— Written problem —
Each line in the material below, starting at the one with "Generate a Python" and ending at the one with "ax = fig.add_axes([0.1605, 0.196, 0.824, 0.731])", is to be reproduced exactly; no picture is to be copied.

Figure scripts
----

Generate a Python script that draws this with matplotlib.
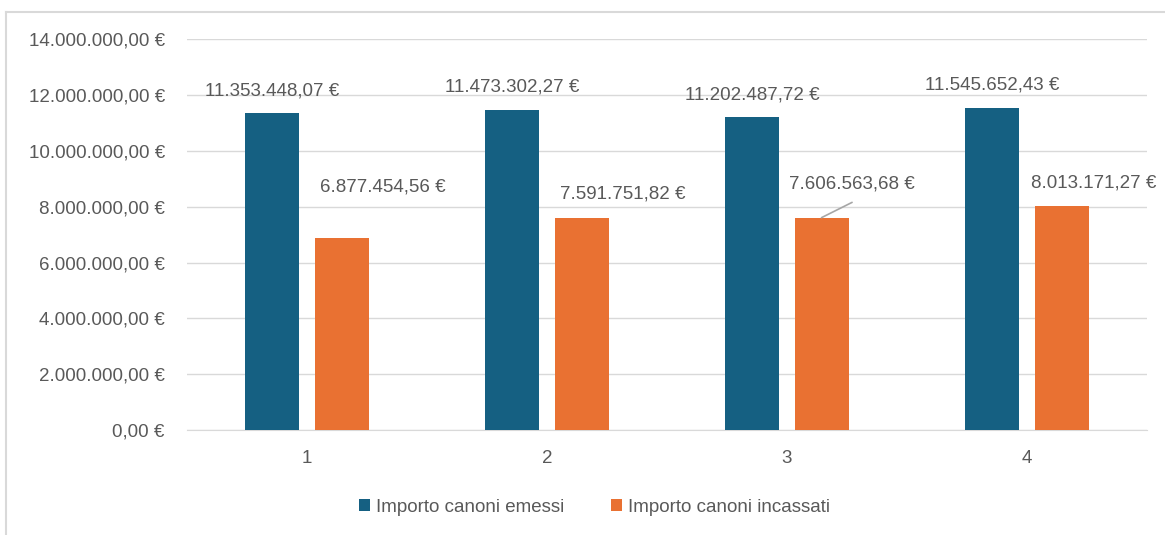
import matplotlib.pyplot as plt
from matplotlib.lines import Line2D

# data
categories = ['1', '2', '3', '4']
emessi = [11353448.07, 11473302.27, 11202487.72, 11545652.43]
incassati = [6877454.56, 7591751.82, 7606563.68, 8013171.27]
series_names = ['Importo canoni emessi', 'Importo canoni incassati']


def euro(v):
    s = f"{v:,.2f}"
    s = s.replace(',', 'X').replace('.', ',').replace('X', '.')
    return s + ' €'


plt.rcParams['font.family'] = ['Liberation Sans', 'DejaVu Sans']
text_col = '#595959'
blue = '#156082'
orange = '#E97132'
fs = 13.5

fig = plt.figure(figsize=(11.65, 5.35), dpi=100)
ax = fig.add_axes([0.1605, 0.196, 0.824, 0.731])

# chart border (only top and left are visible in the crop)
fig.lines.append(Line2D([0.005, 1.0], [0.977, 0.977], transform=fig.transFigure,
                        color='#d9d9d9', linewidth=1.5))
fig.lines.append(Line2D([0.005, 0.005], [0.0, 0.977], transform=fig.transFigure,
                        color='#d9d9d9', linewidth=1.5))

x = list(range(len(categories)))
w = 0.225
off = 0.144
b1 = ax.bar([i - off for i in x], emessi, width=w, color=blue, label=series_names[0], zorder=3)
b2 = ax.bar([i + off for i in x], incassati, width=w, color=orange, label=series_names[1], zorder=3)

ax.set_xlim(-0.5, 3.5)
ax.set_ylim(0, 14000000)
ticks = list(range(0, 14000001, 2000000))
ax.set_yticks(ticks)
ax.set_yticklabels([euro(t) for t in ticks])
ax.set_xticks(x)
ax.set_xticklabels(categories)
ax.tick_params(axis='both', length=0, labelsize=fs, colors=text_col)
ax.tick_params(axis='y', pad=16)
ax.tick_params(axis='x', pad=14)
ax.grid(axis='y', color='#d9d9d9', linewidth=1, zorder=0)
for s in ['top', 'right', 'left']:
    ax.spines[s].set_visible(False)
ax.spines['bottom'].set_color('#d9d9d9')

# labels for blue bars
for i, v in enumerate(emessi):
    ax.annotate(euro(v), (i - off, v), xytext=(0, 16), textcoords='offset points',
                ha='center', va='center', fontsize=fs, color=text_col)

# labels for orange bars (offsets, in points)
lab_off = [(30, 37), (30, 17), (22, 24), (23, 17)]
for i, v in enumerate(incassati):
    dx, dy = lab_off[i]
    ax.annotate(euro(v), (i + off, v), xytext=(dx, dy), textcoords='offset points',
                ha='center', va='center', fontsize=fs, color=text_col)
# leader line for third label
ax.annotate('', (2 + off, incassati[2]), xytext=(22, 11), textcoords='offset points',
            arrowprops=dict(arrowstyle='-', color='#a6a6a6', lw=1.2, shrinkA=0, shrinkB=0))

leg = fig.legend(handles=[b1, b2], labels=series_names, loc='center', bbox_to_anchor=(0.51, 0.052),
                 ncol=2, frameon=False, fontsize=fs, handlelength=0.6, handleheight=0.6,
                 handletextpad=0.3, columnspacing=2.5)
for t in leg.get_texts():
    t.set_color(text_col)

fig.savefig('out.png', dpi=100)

----

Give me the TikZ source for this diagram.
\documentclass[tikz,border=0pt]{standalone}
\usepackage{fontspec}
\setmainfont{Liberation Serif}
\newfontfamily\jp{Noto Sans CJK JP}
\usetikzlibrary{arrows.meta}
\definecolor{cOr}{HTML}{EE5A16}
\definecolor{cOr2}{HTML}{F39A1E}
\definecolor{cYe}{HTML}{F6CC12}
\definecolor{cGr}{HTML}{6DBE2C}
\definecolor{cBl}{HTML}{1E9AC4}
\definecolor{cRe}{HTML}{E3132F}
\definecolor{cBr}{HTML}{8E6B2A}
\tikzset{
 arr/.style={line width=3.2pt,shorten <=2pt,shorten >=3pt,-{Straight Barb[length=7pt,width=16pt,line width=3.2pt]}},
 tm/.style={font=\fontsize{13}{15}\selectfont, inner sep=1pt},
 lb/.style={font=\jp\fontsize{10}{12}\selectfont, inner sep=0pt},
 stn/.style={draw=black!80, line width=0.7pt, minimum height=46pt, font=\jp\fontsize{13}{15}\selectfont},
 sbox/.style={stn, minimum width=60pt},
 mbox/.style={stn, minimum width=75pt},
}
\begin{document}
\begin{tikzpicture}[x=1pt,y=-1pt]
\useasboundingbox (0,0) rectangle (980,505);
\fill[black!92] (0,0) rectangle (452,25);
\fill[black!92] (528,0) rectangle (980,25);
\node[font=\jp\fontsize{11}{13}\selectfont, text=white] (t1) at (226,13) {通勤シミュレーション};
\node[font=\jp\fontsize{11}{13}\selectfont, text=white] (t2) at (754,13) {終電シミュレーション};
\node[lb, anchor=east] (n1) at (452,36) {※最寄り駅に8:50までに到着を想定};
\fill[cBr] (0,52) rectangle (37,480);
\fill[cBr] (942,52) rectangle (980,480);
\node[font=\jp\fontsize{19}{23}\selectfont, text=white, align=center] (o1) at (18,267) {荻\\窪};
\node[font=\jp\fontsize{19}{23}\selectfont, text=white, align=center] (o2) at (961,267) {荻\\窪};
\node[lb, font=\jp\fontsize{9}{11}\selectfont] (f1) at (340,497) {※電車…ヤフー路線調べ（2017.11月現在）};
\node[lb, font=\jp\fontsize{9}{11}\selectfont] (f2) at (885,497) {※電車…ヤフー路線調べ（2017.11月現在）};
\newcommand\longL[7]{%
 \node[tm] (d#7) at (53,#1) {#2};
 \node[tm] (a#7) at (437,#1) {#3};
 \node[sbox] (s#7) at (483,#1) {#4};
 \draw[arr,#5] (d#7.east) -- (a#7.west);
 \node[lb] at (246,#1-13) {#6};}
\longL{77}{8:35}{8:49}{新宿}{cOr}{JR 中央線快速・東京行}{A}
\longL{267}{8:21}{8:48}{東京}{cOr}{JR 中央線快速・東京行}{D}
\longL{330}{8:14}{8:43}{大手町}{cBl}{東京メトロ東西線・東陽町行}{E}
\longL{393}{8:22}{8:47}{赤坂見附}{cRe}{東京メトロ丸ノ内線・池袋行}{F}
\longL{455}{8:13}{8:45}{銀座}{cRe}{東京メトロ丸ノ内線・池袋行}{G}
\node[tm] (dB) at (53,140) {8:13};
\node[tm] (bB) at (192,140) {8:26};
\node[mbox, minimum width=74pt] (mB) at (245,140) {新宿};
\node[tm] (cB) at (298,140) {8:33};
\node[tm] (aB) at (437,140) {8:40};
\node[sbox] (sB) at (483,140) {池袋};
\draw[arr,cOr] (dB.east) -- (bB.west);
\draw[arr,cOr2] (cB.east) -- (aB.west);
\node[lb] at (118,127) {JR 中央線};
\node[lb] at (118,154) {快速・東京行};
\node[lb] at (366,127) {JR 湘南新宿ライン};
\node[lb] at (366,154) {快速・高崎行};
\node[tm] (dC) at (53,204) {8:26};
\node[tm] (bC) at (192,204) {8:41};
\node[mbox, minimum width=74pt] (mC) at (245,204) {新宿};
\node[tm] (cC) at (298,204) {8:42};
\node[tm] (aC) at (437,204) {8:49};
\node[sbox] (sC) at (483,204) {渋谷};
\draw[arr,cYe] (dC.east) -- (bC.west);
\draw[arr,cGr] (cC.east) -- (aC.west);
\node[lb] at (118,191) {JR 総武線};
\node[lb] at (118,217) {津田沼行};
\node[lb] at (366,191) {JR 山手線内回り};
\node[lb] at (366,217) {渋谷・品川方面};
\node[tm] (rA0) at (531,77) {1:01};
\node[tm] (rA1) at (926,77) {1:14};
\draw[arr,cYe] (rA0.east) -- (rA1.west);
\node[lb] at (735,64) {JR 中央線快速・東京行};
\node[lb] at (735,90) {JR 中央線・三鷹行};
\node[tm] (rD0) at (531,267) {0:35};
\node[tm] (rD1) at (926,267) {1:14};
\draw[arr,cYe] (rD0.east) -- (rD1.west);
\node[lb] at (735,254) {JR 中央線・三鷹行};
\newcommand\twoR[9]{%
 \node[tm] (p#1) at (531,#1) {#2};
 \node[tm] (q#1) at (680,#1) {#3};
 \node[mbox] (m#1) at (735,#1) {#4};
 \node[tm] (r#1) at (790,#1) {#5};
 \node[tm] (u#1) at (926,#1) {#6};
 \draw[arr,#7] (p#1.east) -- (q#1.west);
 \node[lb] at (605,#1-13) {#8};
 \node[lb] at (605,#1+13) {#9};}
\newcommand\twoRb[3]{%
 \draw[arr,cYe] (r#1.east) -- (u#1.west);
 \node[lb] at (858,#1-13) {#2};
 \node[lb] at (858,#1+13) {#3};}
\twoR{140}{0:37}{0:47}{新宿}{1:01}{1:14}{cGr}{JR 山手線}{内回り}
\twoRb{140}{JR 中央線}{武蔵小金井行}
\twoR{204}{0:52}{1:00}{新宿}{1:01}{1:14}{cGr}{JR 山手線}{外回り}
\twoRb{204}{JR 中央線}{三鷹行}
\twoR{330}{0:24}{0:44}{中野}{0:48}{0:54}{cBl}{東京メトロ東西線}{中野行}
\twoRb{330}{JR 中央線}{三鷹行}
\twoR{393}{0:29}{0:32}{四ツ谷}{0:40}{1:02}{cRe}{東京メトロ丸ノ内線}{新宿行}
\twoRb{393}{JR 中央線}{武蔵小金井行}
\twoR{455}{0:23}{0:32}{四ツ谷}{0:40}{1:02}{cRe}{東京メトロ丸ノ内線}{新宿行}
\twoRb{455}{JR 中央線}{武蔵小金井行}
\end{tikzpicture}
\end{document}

----

— Correct answer —
Generate a Python script that draws this with matplotlib.
import matplotlib.pyplot as plt
from matplotlib.lines import Line2D

# data
categories = ['1', '2', '3', '4']
emessi = [11353448.07, 11473302.27, 11202487.72, 11545652.43]
incassati = [6877454.56, 7591751.82, 7606563.68, 8013171.27]
series_names = ['Importo canoni emessi', 'Importo canoni incassati']


def euro(v):
    s = f"{v:,.2f}"
    s = s.replace(',', 'X').replace('.', ',').replace('X', '.')
    return s + ' €'


plt.rcParams['font.family'] = ['Liberation Sans', 'DejaVu Sans']
text_col = '#595959'
blue = '#156082'
orange = '#E97132'
fs = 13.5

fig = plt.figure(figsize=(11.65, 5.35), dpi=100)
ax = fig.add_axes([0.1605, 0.196, 0.824, 0.731])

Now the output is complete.